About the Chef:
Secrets of the Wholly Grill: A Novel about Cravings, Barbecue, and Software, (Carroll & Graf, 2002) is my first novel. Set in Silicon Valley, it's a comic look at the high-handed world of software and how consumers get, well, burned.
I graduated from the University of California at Santa Barbara. While taking a bachelor's in English, I felt strongly that an education in letters would not be complete without mastering a foreign language, preferably one that's both obscure and holds a compelling body of literature. Thus I enrolled in law school, receiving my JD from the University of San Francisco.

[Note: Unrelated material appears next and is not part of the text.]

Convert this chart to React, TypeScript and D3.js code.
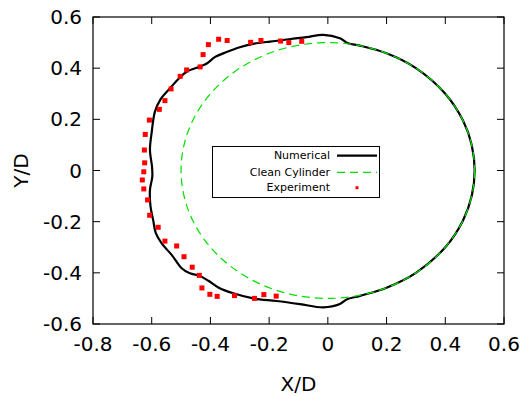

Both my parents' families have roots in California that stretch back to shortly after gold was discovered. The Gold Rush, you'll recall, marked the historic beginning for California—the onset for a state of widespread lunacy. With a history in my family—one that reaches back several generations to the 1860's in San Francisco—I too heeded a calling into the realm of intellectual property law. (While sounding completely mental, that's actually the name for my practice area in copyrights, trademarks, and trade secrets.) Over the last two decades I've been privileged to guide a long procession of publishers, advertisers, promoters, writers, artists, photographers, graphic designers, software geeks, technologists, dancers, gizmologists, gadgeteers, and yet more professional dreamers through the legal labyrinth.
I was born in Berkeley, California in 1951 and grew up with the benefit of both parochial and public education in nearby Piedmont. I graduated from Georgetown Prep School in Washington, D.C.